2012-04-02 "America’s New Data Center Makes UK Surveillance Plans Seem Petty; Big Love and Big Brother have become uneasy neighbors in Utah" by Alice Ross from the "Bureau of Investigative Journalism" [http://www.thebureauinvestigates.com/2012/04/02/americas-new-data-centre-makes-uk-surveillance-plans-seem-petty/]
In the small town of Bluffdale in the Utah desert, the US government is halfway to completing a gargantuan complex designed to store and trawl through billions of phone calls, emails, and other global communications. As the UK government reveals its own plans to carry out mass surveillance, a lengthy piece in May’s Wired reveals the full extent of the US’s ambitions to capture and spy on almost everything that is said online or on the phone.
The Utah Data Center is the new hub in the National Security Agency’s (NSA) network of surveillance centers: a sprawling $2bn (£1.25bn) complex that takes the US one step closer to ‘total information awareness’.
The center is so big it’s hard to get your head around the figures quoted in the article.

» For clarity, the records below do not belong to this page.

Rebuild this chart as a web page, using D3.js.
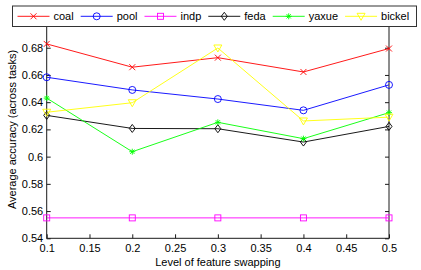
<!DOCTYPE html>
<html>
<head>
<meta charset="utf-8">
<script src="https://cdn.jsdelivr.net/npm/d3@7/dist/d3.min.js"></script>
<style>
  html, body { margin: 0; padding: 0; background: #fff; }
  svg { display: block; font-family: "Liberation Sans", Arial, sans-serif; }
</style>
</head>
<body>
<svg id="chart"></svg>
<script>
var W = 421, H = 270;

// data
var levels = [0.1, 0.2, 0.3, 0.4, 0.5];
var coal   = [0.6828, 0.6657, 0.6727, 0.6622, 0.6794];
var pool   = [0.6583, 0.6490, 0.6423, 0.6340, 0.6527];
var indp   = [0.5550, 0.5550, 0.5550, 0.5550, 0.5550];
var feda   = [0.6303, 0.6207, 0.6205, 0.6107, 0.6222];
var yaxue  = [0.6430, 0.6036, 0.6252, 0.6132, 0.6323];
var bickel = [0.6326, 0.6396, 0.6798, 0.6262, 0.6290];

var xTicks = [0.1, 0.15, 0.2, 0.25, 0.3, 0.35, 0.4, 0.45, 0.5];
var yTicks = [0.54, 0.56, 0.58, 0.6, 0.62, 0.64, 0.66, 0.68, 0.7];

var series = [
    { name: "coal",   values: coal,   color: "#ff0000", marker: "x" },
    { name: "pool",   values: pool,   color: "#0000ff", marker: "o" },
    { name: "indp",   values: indp,   color: "#ff00ff", marker: "s" },
    { name: "feda",   values: feda,   color: "#000000", marker: "d" },
    { name: "yaxue",  values: yaxue,  color: "#00ff00", marker: "*" },
    { name: "bickel", values: bickel, color: "#ffff00", marker: "v" }
];

var svg = d3.select("#chart")
    .attr("width", W)
    .attr("height", H);

var x = d3.scaleLinear().domain([0.1, 0.5]).range([46.7, 389]);
var y = d3.scaleLinear().domain([0.54, 0.7]).range([238.3, 20.5]);

var fmt = function(d) { return String(+d.toFixed(2)); };
var axisColor = "#1a1a1a";

// axes box
svg.append("rect")
    .attr("x", x.range()[0])
    .attr("y", y.range()[1])
    .attr("width", x.range()[1] - x.range()[0])
    .attr("height", y.range()[0] - y.range()[1])
    .attr("fill", "#fff")
    .attr("stroke", axisColor)
    .attr("stroke-width", 1);

function styleAxis(g)
{
    g.select(".domain").remove();
    g.selectAll(".tick line").attr("stroke", axisColor);
    g.selectAll(".tick text")
        .attr("fill", "#000")
        .style("font-size", "11px")
        .style("font-family", "'Liberation Sans', Arial, sans-serif");
}

svg.append("g")
    .attr("transform", "translate(0," + y.range()[0] + ")")
    .call(d3.axisBottom(x).tickValues(xTicks).tickFormat(fmt)
          .tickSizeInner(-4).tickSizeOuter(0).tickPadding(6))
    .call(styleAxis);

svg.append("g")
    .attr("transform", "translate(0," + y.range()[1] + ")")
    .call(d3.axisTop(x).tickValues(xTicks).tickFormat("")
          .tickSizeInner(-4).tickSizeOuter(0))
    .call(styleAxis);

svg.append("g")
    .attr("transform", "translate(" + x.range()[0] + ",0)")
    .call(d3.axisLeft(y).tickValues(yTicks).tickFormat(fmt)
          .tickSizeInner(-4).tickSizeOuter(0).tickPadding(3.5))
    .call(styleAxis);

svg.append("g")
    .attr("transform", "translate(" + x.range()[1] + ",0)")
    .call(d3.axisRight(y).tickValues(yTicks).tickFormat("")
          .tickSizeInner(-4).tickSizeOuter(0))
    .call(styleAxis);

// axis titles
svg.append("text")
    .attr("x", (x.range()[0] + x.range()[1]) / 2)
    .attr("y", 266)
    .attr("text-anchor", "middle")
    .style("font-size", "11px")
    .text("Level of feature swapping");

svg.append("text")
    .attr("transform", "translate(16," + (y.range()[0] + y.range()[1]) / 2 + ") rotate(-90)")
    .attr("text-anchor", "middle")
    .style("font-size", "11px")
    .text("Average accuracy (across tasks)");

// marker drawing
function drawMarker(g, type, color)
{
    var s = 3.5;
    if (type == "x")
    {
        g.append("path").attr("d", "M" + (-s+0.5) + "," + (-s+0.5) + "L" + (s-0.5) + "," + (s-0.5) +
                                   "M" + (-s+0.5) + "," + (s-0.5) + "L" + (s-0.5) + "," + (-s+0.5))
            .attr("stroke", color).attr("fill", "none");
    }
    else if (type == "o")
    {
        g.append("circle").attr("r", s).attr("stroke", color).attr("fill", "none");
    }
    else if (type == "s")
    {
        g.append("rect").attr("x", -s + 0.5).attr("y", -s + 0.5)
            .attr("width", 2 * s - 1).attr("height", 2 * s - 1)
            .attr("stroke", color).attr("fill", "none");
    }
    else if (type == "d")
    {
        g.append("path").attr("d", "M0," + (-s - 0.5) + "L" + (s - 0.5) + ",0L0," + (s + 0.5) + "L" + (-s + 0.5) + ",0Z")
            .attr("stroke", color).attr("fill", "none");
    }
    else if (type == "*")
    {
        var a = s - 0.5, b = a * 0.72;
        g.append("path").attr("d", "M" + (-a) + ",0L" + a + ",0M0," + (-a) + "L0," + a +
                                   "M" + (-b) + "," + (-b) + "L" + b + "," + b +
                                   "M" + (-b) + "," + b + "L" + b + "," + (-b))
            .attr("stroke", color).attr("fill", "none");
    }
    else if (type == "v")
    {
        g.append("path").attr("d", "M" + (-s - 0.5) + "," + (-s + 0.5) + "L" + (s + 0.5) + "," + (-s + 0.5) + "L0," + (s + 0.5) + "Z")
            .attr("stroke", color).attr("fill", "none");
    }
}

var line = d3.line()
    .x(function(d, i) { return x(levels[i]); })
    .y(function(d) { return y(d); });

var plot = svg.append("g");

series.forEach(function(s)
{
    plot.append("path")
        .datum(s.values)
        .attr("d", line)
        .attr("fill", "none")
        .attr("stroke", s.color)
        .attr("stroke-width", 0.9);

    plot.selectAll(null)
        .data(s.values)
        .enter().append("g")
        .attr("transform", function(d, i) { return "translate(" + x(levels[i]) + "," + y(d) + ")"; })
        .each(function() { drawMarker(d3.select(this), s.marker, s.color); })
        .selectAll("*").attr("stroke-width", 0.9);
});

// legend
var legend = svg.append("g");
var legendBox = legend.append("rect")
    .attr("x", 12.5)
    .attr("y", 6)
    .attr("width", 404)
    .attr("height", 20.5)
    .attr("fill", "#fff")
    .attr("stroke", "#333")
    .attr("stroke-width", 1);

var textX = 53.5;
series.forEach(function(s)
{
    var item = legend.append("g");
    var mx = textX - 20;
    item.append("line")
        .attr("x1", mx - 16).attr("x2", mx + 16)
        .attr("y1", 16.3).attr("y2", 16.3)
        .attr("stroke", s.color).attr("stroke-width", 0.9);
    var mg = item.append("g").attr("transform", "translate(" + mx + ",16.3)");
    drawMarker(mg, s.marker, s.color);
    mg.selectAll("*").attr("stroke-width", 0.9);
    var t = item.append("text")
        .attr("x", textX)
        .attr("y", 20.3)
        .style("font-size", "11px")
        .text(s.name);
    textX += t.node().getComputedTextLength() + 43;
});
</script>
</body>
</html>
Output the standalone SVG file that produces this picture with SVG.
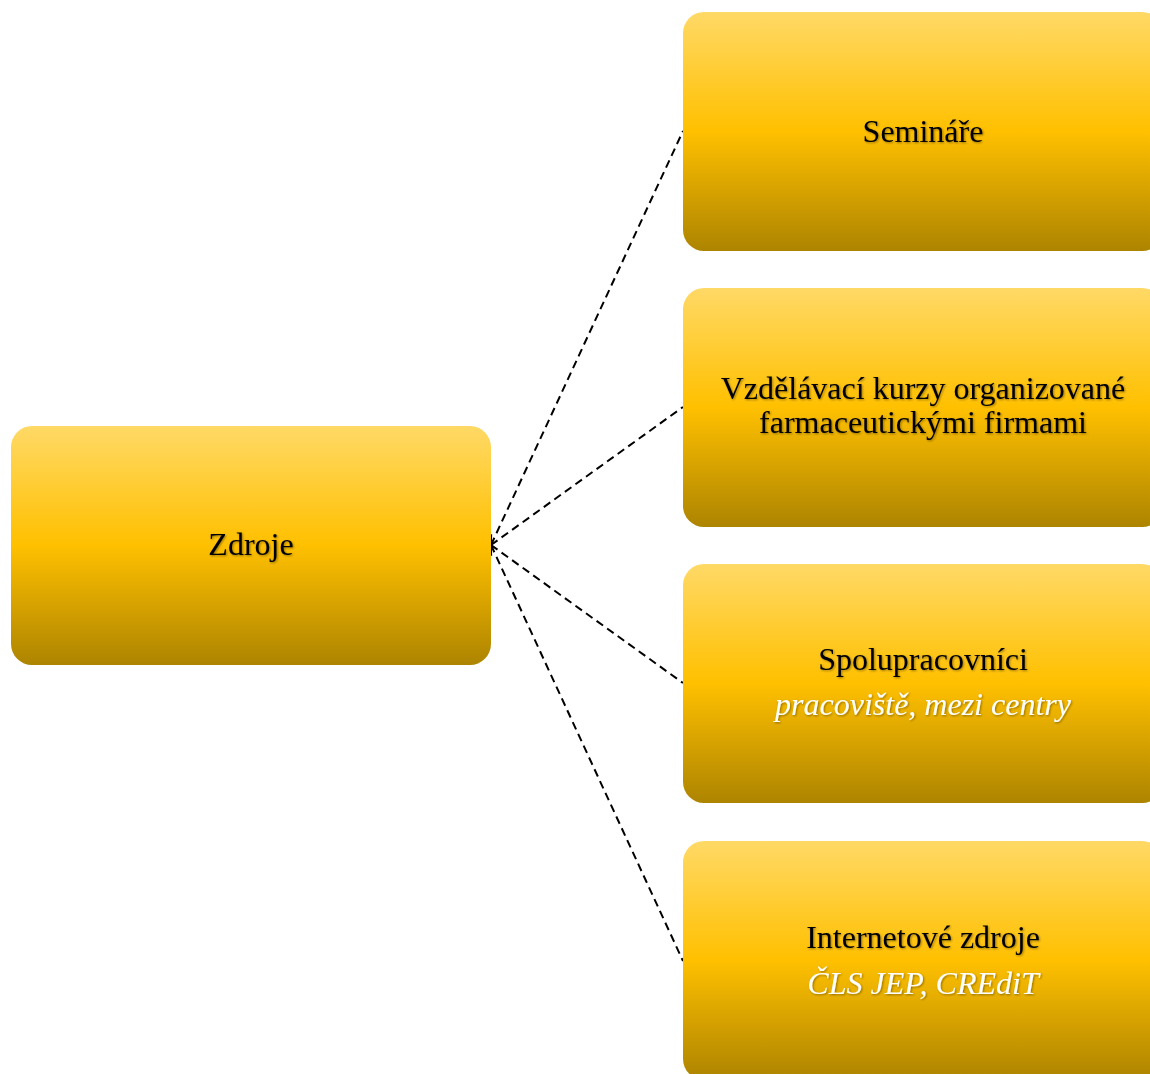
<svg xmlns="http://www.w3.org/2000/svg" width="1150" height="1074" viewBox="0 0 1150 1074">
  <defs>
    <linearGradient id="gold" x1="0" y1="0" x2="0" y2="1">
      <stop offset="0" stop-color="#FFD966"/>
      <stop offset="0.5" stop-color="#FFC000"/>
      <stop offset="1" stop-color="#AD8400"/>
    </linearGradient>
    <filter id="shadow" x="-10%" y="-30%" width="120%" height="160%">
      <feGaussianBlur in="SourceAlpha" stdDeviation="1.3"/>
      <feOffset dx="1.2" dy="1.2" result="b"/>
      <feComponentTransfer><feFuncA type="linear" slope="0.4"/></feComponentTransfer>
      <feMerge><feMergeNode/><feMergeNode in="SourceGraphic"/></feMerge>
    </filter>
    <marker id="chev" viewBox="0 0 10 10" refX="1" refY="5" markerWidth="6" markerHeight="6" orient="auto-start-reverse" markerUnits="strokeWidth">
      <path d="M9,1 L1,5 L9,9" fill="none" stroke="#000" stroke-width="1.4"/>
    </marker>
    <style>
      .box { fill: url(#gold); }
      .t { font-family: "Liberation Serif", "Times New Roman", serif; font-size: 32px; text-anchor: middle; fill: #000; filter: url(#shadow); }
      .i { font-style: italic; fill: #fff; }
      .link { stroke: #000; stroke-width: 2; stroke-dasharray: 8 5; fill: none; marker-start: url(#chev); }
    </style>
  </defs>

  <g id="connectors">
    <line class="link" x1="491" y1="545" x2="683" y2="131"/>
    <line class="link" x1="491" y1="545" x2="683" y2="407"/>
    <line class="link" x1="491" y1="545" x2="683" y2="683"/>
    <line class="link" x1="491" y1="545" x2="683" y2="961"/>
  </g>

  <g id="zdroje">
    <rect class="box" x="11" y="426" width="480" height="239" rx="21"/>
    <text class="t" x="251" y="555">Zdroje</text>
  </g>

  <g id="seminare">
    <rect class="box" x="683" y="12" width="480" height="239" rx="21"/>
    <text class="t" x="923" y="142">Semináře</text>
  </g>

  <g id="kurzy">
    <rect class="box" x="683" y="288" width="480" height="239" rx="21"/>
    <text class="t" x="923" y="399">Vzdělávací kurzy organizované</text>
    <text class="t" x="923" y="433">farmaceutickými firmami</text>
  </g>

  <g id="spolupracovnici">
    <rect class="box" x="683" y="564" width="480" height="239" rx="21"/>
    <text class="t" x="923" y="670">Spolupracovníci</text>
    <text class="t i" x="923" y="715">pracoviště, mezi centry</text>
  </g>

  <g id="internet">
    <rect class="box" x="683" y="841" width="480" height="239" rx="21"/>
    <text class="t" x="923" y="948">Internetové zdroje</text>
    <text class="t i" x="923" y="994">ČLS JEP, CREdiT</text>
  </g>
</svg>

Ten thousand builders are working on it. It will use an estimated $40m of electricity every year, according to one estimate. Much of this will be spent powering four 2,300 sq m halls filled with servers capable of storing a truly enormous amount of data – Wired mentions Pentagon ambitions to store yottabytes of data (septillion bytes of data).
The center will ‘intercept, decipher, analyze and store vast amounts of the world’s communications from satellites and underground and undersea cables of international, foreign and domestic networks,’ Wired reporter James Bamford says. Even the most apparently insignificant scraps of data will be captured and stored – in case they later become important: ‘private emails, mobile phone calls and Google searches, as well as personal data trails – travel itineraries, purchases and other digital “pocket litter”‘, Bamford adds.
But the Utah Data Center has another, more secret purpose: cracking cryptoanalysis to allow the US security agencies to read foreign diplomatic and military communications, as well as confidential financial or personal messages, scouring the ‘deep web’ of password-protected and otherwise encrypted information.
The Bluffdale project is the next step in the rapid escalation of the NSA’s surveillance powers, and will cement its position as the ‘largest, most covert and potentially most intrusive intelligence agency ever created’, as Bamford points out.
And as with the UK government’s plans to monitor email and other communications, announced this weekend, much of the Utah Data Center’s phenomenal surveillance capability is directed at US citizens. The US government has installed monitoring rooms in the facilities of US telecommunications companies, Wired reports, enabling it to monitor emails and phone calls with ease – the ‘warrantless wiretapping’ program that caused outcry when it surfaced.
Former NSA official William Binney explains to Wired how the NSA’s ‘warrantless wiretapping’ domestic surveillance program may have been larger than ever reported at the time: he helped design the systems, and explains that the US had a choice over where it placed the surveillance equipment.
By installing it at the landing points where internet cables enter the country, the NSA could have limited interception to foreign communications only. That wasn’t what the US decided to do: instead, it built intercept stations within the US, allowing it to access the bulk of domestic traffic too. Binney says the program could tap 1.5 billion calls a day.
And that’s what the government is capable of before the Utah Data Center comes online: the massive codebreaking power and storage that the Bluffdale project adds will take the NSA’s surveillance capability to staggering new levels.
As Bamford points out, although this level of surveillance is often justified as being essential for fighting counterterrorism, the NSA was unaware of both the ‘underpants bomber’ in 2009 and the Times Square bomber in 2010. In both those cases, incompetence on the would-be attackers’ parts, rather than the sophisticated surveillance network, prevented serious attacks.
Bamford, who is also the author of a book on the NSA, lays out a shadowy, complex world in impressively clear and detailed terms. Even the complex, techy aspects of the project are digestible – although this sheer accessibility makes it hard to stave off the feeling of powerlessness and paranoia that shadowy forces could, if they chose, learn so much about your life.
He uses the Utah Data Center as a route into explaining the vast intelligence infrastructure that allows the NSA to monitor everything from walkie-talkie messages in foreign countries to private government communications of both allied and enemy nations. Bamford also outlines the supercomputers being built by the NSA to boost its codebreaking powers.
It certainly doesn’t make for soothing reading – but it’s the kind of investigation Wired can do better than anybody else, and it’s a useful reminder that even before the UK government rolls out its latest surveillance program, we are all being watched already.